Vtech breach dumps 4.8m families' information, toy security is to blame

Vtech is a ubiquitous Hong Kong-based electronic toy company whose kiddy tablets and other devices are designed to work with its cloud service, which requires parents to set up accounts for their kids. 4.8 million of those accounts just breached, leaking a huge amount of potentially compromising information, from kids' birthdays and home addresses to parents passwords and password hints.

Worst of all, Vtech's own jaw-droppingly poor security is clearly to blame. The company didn't salt their password database, take countermeasures against code-injection attacks, or even use SSL to protect user passwords and other sensitive information in transit.

The company was slow to respond to the first reports of the breach, so that criminals who had the data had a longer window in which to exploit it before Vtech's customers knew to take action, and when Vtech finally did acknowledge the breach, it weaseled and misled its customers about the seriousness of the problem.

Troy Hunt, who operates the indispensable Have I Been Pwned service, has written up a thorough and damning account of Vtech's failings, and what they mean for 4.8 million families whose trust Vtech betrayed.

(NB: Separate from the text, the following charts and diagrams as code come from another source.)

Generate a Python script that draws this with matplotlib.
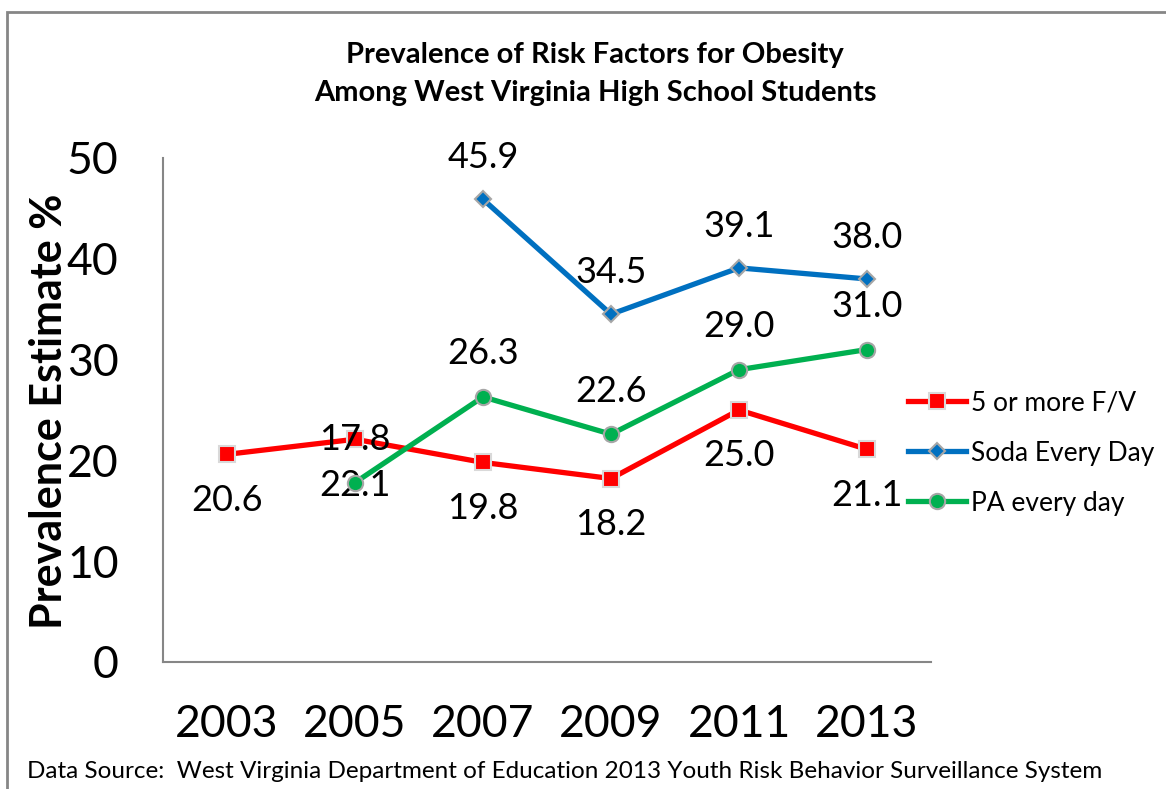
import matplotlib
matplotlib.use('Agg')
import matplotlib.pyplot as plt
import matplotlib.patches as patches

plt.rcParams['font.family'] = ['Lato', 'DejaVu Sans']

# data
years = ['2003', '2005', '2007', '2009', '2011', '2013']
fv = [20.6, 22.1, 19.8, 18.2, 25.0, 21.1]
soda = [None, None, 45.9, 34.5, 39.1, 38.0]
pa = [None, 17.8, 26.3, 22.6, 29.0, 31.0]

fig = plt.figure(figsize=(11.66, 7.89), dpi=100)
ax = fig.add_axes([163/1166, 1-662/789, (931-163)/1166, (662-158)/789])

x = list(range(len(years)))

def pts(vals):
    xs = [i for i, v in zip(x, vals) if v is not None]
    ys = [v for v in vals if v is not None]
    return xs, ys

xs, ys = pts(fv)
ax.plot(xs, ys, color='#FF0000', lw=3.8, marker='s', ms=11,
        markerfacecolor='#FF0000', markeredgecolor='#D9D9D9', mew=1.5,
        label='5 or more F/V', zorder=3)
for a, b in zip(xs, ys):
    ax.annotate('%.1f' % b, (a, b), xytext=(0, -33), textcoords='offset points',
                ha='center', va='center', fontsize=26)

xs, ys = pts(soda)
ax.plot(xs, ys, color='#0070C0', lw=3.8, marker='D', ms=8,
        markerfacecolor='#0070C0', markeredgecolor='#A6A6A6', mew=1.5,
        label='Soda Every Day', zorder=3)
for a, b in zip(xs, ys):
    ax.annotate('%.1f' % b, (a, b), xytext=(0, 30), textcoords='offset points',
                ha='center', va='center', fontsize=26)

xs, ys = pts(pa)
ax.plot(xs, ys, color='#00B050', lw=3.8, marker='o', ms=11,
        markerfacecolor='#00B050', markeredgecolor='#A6A6A6', mew=1.5,
        label='PA every day', zorder=3)
for a, b in zip(xs, ys):
    ax.annotate('%.1f' % b, (a, b), xytext=(0, 31), textcoords='offset points',
                ha='center', va='center', fontsize=26)

ax.set_xlim(-0.5, 5.5)
ax.set_ylim(0, 50)
ax.set_xticks(x)
ax.set_xticklabels(years, fontsize=32)
ax.set_yticks([0, 10, 20, 30, 40, 50])
ax.tick_params(axis='x', length=0, pad=30)
ax.tick_params(axis='y', length=0, labelsize=32, pad=32)
for s in ['top', 'right']:
    ax.spines[s].set_visible(False)
for s in ['left', 'bottom']:
    ax.spines[s].set_color('#868686')
    ax.spines[s].set_linewidth(1.5)

fig.text(49/1166, 1-411/789, 'Prevalence Estimate %', rotation=90, ha='center',
         va='center', fontsize=31, fontweight='bold')

fig.text(595/1166, 1-55/789, 'Prevalence of Risk Factors for Obesity',
         ha='center', va='center', fontsize=21, fontweight='bold')
fig.text(595/1166, 1-93/789, 'Among West Virginia High School Students',
         ha='center', va='center', fontsize=21, fontweight='bold')

fig.text(27/1166, 1-772/789,
         'Data Source:  West Virginia Department of Education 2013 Youth Risk Behavior Surveillance System',
         ha='left', va='center', fontsize=17.5)

fig.legend(loc='center left', bbox_to_anchor=(884/1166, 1-453/789), frameon=False,
           fontsize=19, handlelength=2.2, labelspacing=0.95, handletextpad=0.2)

frame = patches.Rectangle((7/1166, -0.1), 1.2, 1.1-12/789, transform=fig.transFigure,
                          fill=False, edgecolor='#868686', lw=2, clip_on=False)
fig.patches.append(frame)

fig.savefig('out.png', dpi=100)
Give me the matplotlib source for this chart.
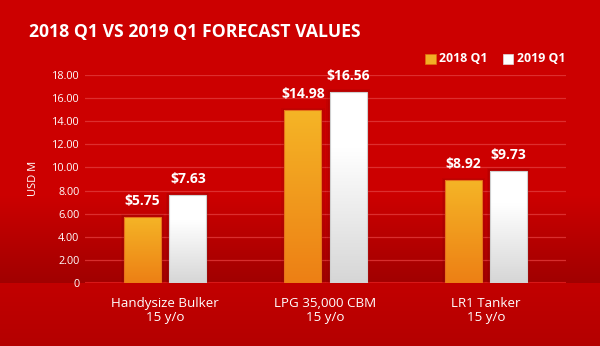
import numpy as np
import matplotlib
matplotlib.use("Agg")
import matplotlib.pyplot as plt
from matplotlib.patches import Rectangle

plt.rcParams['font.family'] = ['Open Sans', 'DejaVu Sans']

categories = ["Handysize Bulker\n15 y/o", "LPG 35,000 CBM\n15 y/o", "LR1 Tanker\n15 y/o"]
series_names = ["2018 Q1", "2019 Q1"]
values_2018 = [5.75, 14.98, 8.92]
values_2019 = [7.63, 16.56, 9.73]
yticks = [0, 2, 4, 6, 8, 10, 12, 14, 16, 18]
ytick_labels = ["0", "2.00", "4.00", "6.00", "8.00", "10.00", "12.00", "14.00", "16.00", "18.00"]

W, H = 600, 346
fig = plt.figure(figsize=(W / 100, H / 100), dpi=100)
fig.patch.set_facecolor("#CC0000")

# background gradient
bg = fig.add_axes([0, 0, 1, 1], zorder=-10)
bg.axis("off")
rows = np.zeros((H, 1, 3))
for y in range(H):
    if y < 195:
        c = (204, 0, 0)
    elif y < 283:
        t = (y - 195) / (283 - 195)
        c = (204 - 44 * t, 0, 0)
    else:
        t = (y - 283) / (H - 283)
        c = (194 - 14 * t, 0, 0)
    rows[y, 0] = np.array(c) / 255
bg.imshow(rows, aspect="auto", extent=[0, 1, 0, 1], origin="upper")
bg.set_xlim(0, 1); bg.set_ylim(0, 1)

# main axes: x 85..566 px, y 75..283 px (from top)
left, right, top, bottom = 85, 566, 75, 283
ax = fig.add_axes([left / W, 1 - bottom / H, (right - left) / W, (bottom - top) / H])
ax.patch.set_alpha(0)
ax.set_xlim(-0.5, 2.5)
ax.set_ylim(0, 18)
for s in ax.spines.values():
    s.set_visible(False)
ax.set_yticks(yticks)
ax.set_yticklabels(ytick_labels, color="white", fontsize=7.8)
ax.tick_params(axis="y", length=0, pad=4)
ax.grid(axis="y", color="#E23A3A", linewidth=0.9, alpha=0.8)
ax.set_axisbelow(True)
ax.axhline(0, color="#D81818", linewidth=1.5, zorder=1)

x = np.arange(len(categories))
bw = 0.23
off = 0.141

def grad_bars(bars, top_col, bot_col, edge, start=0.0):
    for b in bars:
        bx, by = b.get_x(), b.get_y()
        bwid, bh = b.get_width(), b.get_height()
        for k, a in [(0.02, 0.08), (0.012, 0.1)]:
            ax.add_patch(Rectangle((bx - k, by), bwid + 2 * k, bh + k * 10,
                                   facecolor="#600000", alpha=a, edgecolor="none", zorder=2))
        g = np.clip((np.linspace(0, 1, 100) - start) / (1 - start), 0, 1)[:, None, None]
        img = np.array(top_col)[None, None, :] * (1 - g) + np.array(bot_col)[None, None, :] * g
        im = ax.imshow(img, extent=[bx, bx + bwid, by, by + bh], aspect="auto",
                       origin="upper", zorder=3)
        im.set_clip_path(b)
        b.set_edgecolor(edge)
        b.set_linewidth(0.8)

bars1 = ax.bar(x - off, values_2018, bw, facecolor="none", zorder=4, label=series_names[0])
bars2 = ax.bar(x + off, values_2019, bw, facecolor="none", zorder=4, label=series_names[1])
grad_bars(bars1, (0.96, 0.71, 0.15), (0.93, 0.50, 0.08), "#E8701A")
grad_bars(bars2, (1, 1, 1), (0.84, 0.84, 0.84), "#D0D0D0", start=0.3)
ax.set_xlim(-0.5, 2.5)
ax.set_ylim(0, 18)

for bars, vals in [(bars1, values_2018), (bars2, values_2019)]:
    for b, v in zip(bars, vals):
        ax.annotate(f"${v:.2f}", (b.get_x() + b.get_width() / 2, v),
                    xytext=(0, 6.5), textcoords="offset points", ha="center", va="bottom",
                    color="white", fontsize=10, fontweight="bold", zorder=6)

ax.set_xticks(x)
ax.set_xticklabels(categories, color="white", fontsize=9.6, linespacing=1.15)
ax.tick_params(axis="x", length=0, pad=10)

fig.text(33 / W, 1 - 178 / H, "USD M", rotation=90, color="white", fontsize=8,
         ha="center", va="center")

fig.text(29 / W, 1 - 32 / H, "2018 Q1 VS 2019 Q1 FORECAST VALUES", color="white",
         fontsize=12.7, fontweight="bold", ha="left", va="center")

# legend
for (sx, col, lab, tx) in [(425.5, "#F2AE25", series_names[0], 439),
                           (503, "#FFFFFF", series_names[1], 517)]:
    fig.patches.append(Rectangle((sx / W, 1 - 64 / H), 10 / W, 10 / H, transform=fig.transFigure,
                                 facecolor=col, edgecolor="#E07010" if col != "#FFFFFF" else "#DDDDDD",
                                 linewidth=0.5))
    fig.text(tx / W, 1 - 58.5 / H, lab, color="white", fontsize=8.9, fontweight="bold",
             ha="left", va="center")

fig.savefig("out.png", dpi=100, facecolor=fig.get_facecolor())
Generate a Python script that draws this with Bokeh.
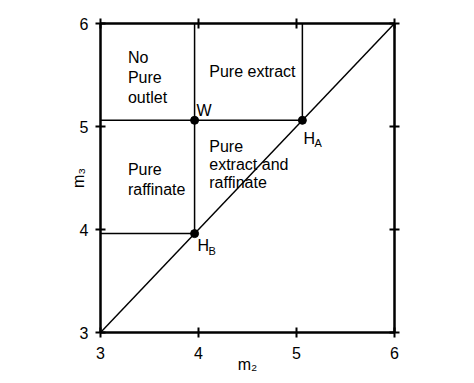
from bokeh.plotting import figure
from bokeh.models import Range1d, LinearAxis, FixedTicker
from bokeh.embed import file_html
from bokeh.resources import INLINE
from bokeh.core.properties import value

# ---- data ----
ticks = [3, 4, 5, 6]
axis_min, axis_max = 3, 6
point_names = ["W", "H_A", "H_B"]
point_x = [3.96, 5.06, 3.96]
point_y = [5.06, 5.06, 3.96]

region_text = ["No", "Pure", "outlet", "Pure extract", "Pure", "raffinate",
               "Pure", "extract and", "raffinate"]
region_x = [3.28, 3.28, 3.28, 4.11, 3.28, 3.28, 4.11, 4.11, 4.11]
region_y = [5.67, 5.48, 5.28, 5.53, 4.58, 4.39, 4.81, 4.63, 4.46]

FONT = "Liberation Sans"

p = figure(width=474, height=383, output_backend="svg", toolbar_location=None,
           x_range=Range1d(axis_min, axis_max), y_range=Range1d(axis_min, axis_max),
           x_axis_location=None, y_axis_location=None,
           min_border_left=100, min_border_right=80, min_border_top=23, min_border_bottom=51)
p.xgrid.visible = False
p.ygrid.visible = False
p.outline_line_color = "black"
p.outline_line_width = 2
p.background_fill_color = "white"
p.border_fill_color = "white"

def make_axis(show_labels):
    ax = LinearAxis(ticker=FixedTicker(ticks=ticks))
    ax.major_tick_in = 5
    ax.major_tick_out = 5
    ax.major_tick_line_width = 2
    ax.major_tick_line_color = "black"
    ax.minor_tick_line_color = None
    ax.axis_line_width = 2
    ax.axis_line_color = "black"
    ax.major_label_text_font = FONT
    ax.major_label_text_font_size = "16px"
    ax.major_label_text_color = "black"
    if not show_labels:
        ax.major_label_overrides = {t: "" for t in ticks}
    ax.axis_label_text_font = FONT
    ax.axis_label_text_font_size = "16px"
    ax.axis_label_text_font_style = "normal"
    ax.axis_label_text_color = "black"
    return ax

bottom = make_axis(True)
bottom.major_label_standoff = 9
bottom.axis_label = "m₂"
bottom.axis_label_standoff = -6
left = make_axis(True)
left.major_label_standoff = 7
left.axis_label = "m₃"
left.axis_label_standoff = -10
top = make_axis(False)
right = make_axis(False)
p.add_layout(bottom, "below")
p.add_layout(left, "left")
p.add_layout(top, "above")
p.add_layout(right, "right")

W_x, HA_x, HB_x = point_x
W_y, HA_y, HB_y = point_y

# diagonal
p.line([axis_min, axis_max], [axis_min, axis_max], line_color="black", line_width=1.5)
# region boundaries
p.segment(x0=[axis_min, HB_x, axis_min, HA_x],
          y0=[W_y, HB_y, HB_y, HA_y],
          x1=[HA_x, HB_x, HB_x, HA_x],
          y1=[W_y, axis_max, HB_y, axis_max],
          line_color="black", line_width=1.5)
# points
p.scatter(point_x, point_y, size=8, color="black")

# region labels
p.text(region_x, region_y, text=region_text, text_font=value(FONT),
       text_font_size="16px", text_baseline="middle", text_align="left", text_color="black")

# point labels
p.text([W_x], [W_y], text=["W"], text_font=value(FONT), text_font_size="16px",
       text_baseline="middle", x_offset=2, y_offset=-10, text_color="black")
p.text([HA_x, HB_x], [HA_y, HB_y], text=["H", "H"], text_font=value(FONT), text_font_size="16px",
       text_baseline="middle", x_offset=[1, 3], y_offset=[18, 12], text_color="black")
p.text([HA_x, HB_x], [HA_y, HB_y], text=["A", "B"], text_font=value(FONT), text_font_size="11px",
       text_baseline="middle", x_offset=[12, 14], y_offset=[23, 17], text_color="black")

open("out.html", "w").write(file_html(p, INLINE))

Now here's where I need to be intentionally vague because despite their assurances that their system is now secure, they still have gaping holes that allow every kid to be matched with every parent. The details of this have been passed on to VTech and I'll say this much here: there's no simple fix. The flaws are fundamental and the recommendation I've passed on is to take it offline ASAP until they can fix it properly. You just can't take chances with other people's data in this way, especially not when they're kids.

The average age of kids when their account was created is just 5 years old. They have the sorts of login names you'd expect a parent to give their children; affectionate "pet names" in many cases. The kids are almost precisely split between girls and boys and not only has their data already been leaked in this breach, it remains at serious risk due to the implementation of the site.